Updated 4.14pm -

Republican former UN ambassador Nikki Haley suspended her White House campaign Wednesday, declining to endorse former president Donald Trump but calling on him to earn the support of moderates and independents who backed her in the primary.

"It is now up to Donald Trump to earn the votes of those in our party and beyond it who did not support him and I hope he does that," Haley said in a televised address in Charleston, South Carolina.

Her decision leaves Trump as the sole Republican candidate for the presidential nomination.    

Earlier, Trump won 14 primary elections in the "Super Tuesday" states, including Texas and California, but lost out on a clean sweep after Haley's surprise upset in Vermont.

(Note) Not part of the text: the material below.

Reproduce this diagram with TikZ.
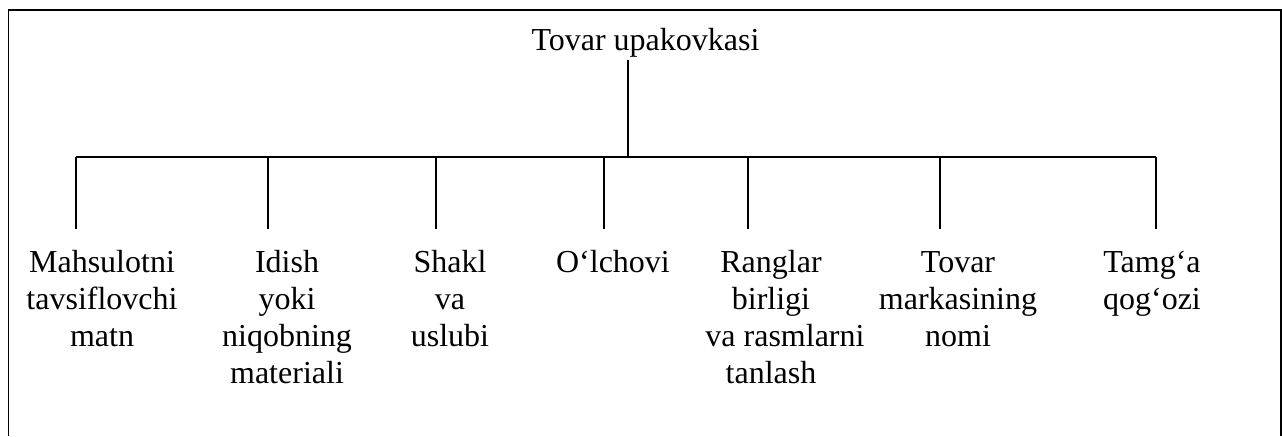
\documentclass[tikz,border=0pt]{standalone}
\usepackage{fontspec}
\setmainfont{Liberation Serif}
\begin{document}
\begin{tikzpicture}[x=0.75pt,y=-0.75pt,
  line width=1.1pt,
  lbl/.style={font=\fontsize{24}{27.75}\selectfont, align=center, inner sep=0pt, anchor=base},
  frameline/.style={line width=1.3pt}]
  \useasboundingbox (0,0) rectangle (1282,436);
  % open frame around the diagram
  \draw[frameline] (8.5,436) -- (8.5,10.3) -- (1280.7,10.3) -- (1280.7,436);

  % root
  \node[lbl] (title) at (645.5,50) {Tovar upakovkasi};
  \coordinate (hub) at (628,157);
  \path (title.south -| hub) ++(0,2) coordinate (stemtop);
  \draw (stemtop) -- (hub);

  % horizontal bar ends
  \coordinate (barL) at (76,157);
  \coordinate (barR) at (1156,157);
  \draw (barL) -- (barR);

  % drop ends
  \foreach \i/\x in {1/76,2/268,3/436,4/604,5/748,6/940,7/1156}{
    \coordinate (d\i) at (\x,229);
    \draw (d\i |- barL) -- (d\i);
  }

  % leaf labels (anchored on the baseline of their last line; first baseline at y=272)
  \node[lbl] (m1) at (102,346) {Mahsulotni\\tavsiflovchi\\matn};
  \node[lbl] (m2) at (287,383) {Idish\\yoki\\niqobning\\materiali};
  \node[lbl] (m3) at (450,346) {Shakl\\va\\uslubi};
  \node[lbl] (m4) at (613,272) {O‘lchovi};
  \node[lbl] (m5) at (771,383) {Ranglar\\birligi\\\hspace*{21pt}va rasmlarni\\tanlash};
  \node[lbl] (m6) at (958,346) {Tovar\\markasining\\nomi};
  \node[lbl] (m7) at (1152,309) {Tamg‘a\\qog‘ozi};
\end{tikzpicture}
\end{document}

The former president, bidding for a sensational White House comeback after being unseated by Democrat Joe Biden in 2020, took home an almost-decisive haul of delegates on Tuesday in his march to the Republican Party nomination.

Alabama, Alaska, Arkansas, Colorado, California, Maine, Massachusetts, Minnesota, North Carolina, Oklahoma, Tennessee, Texas, Utah and Virginia were all called by US networks for Trump, who expressed thanks on his Truth Social site.

His longshot challenger, former UN ambassador Haley, narrowly won the northeastern state of Vermont. 

In the Democratic nomination contest, as expected, Biden won all 15 states, though he lost to little-known challenger Jason Palmer in the small Pacific Ocean territory of American Samoa.

Polling averages from RealClearPolitics show Trump two points ahead of Biden in a one-on-one match-up in the November election.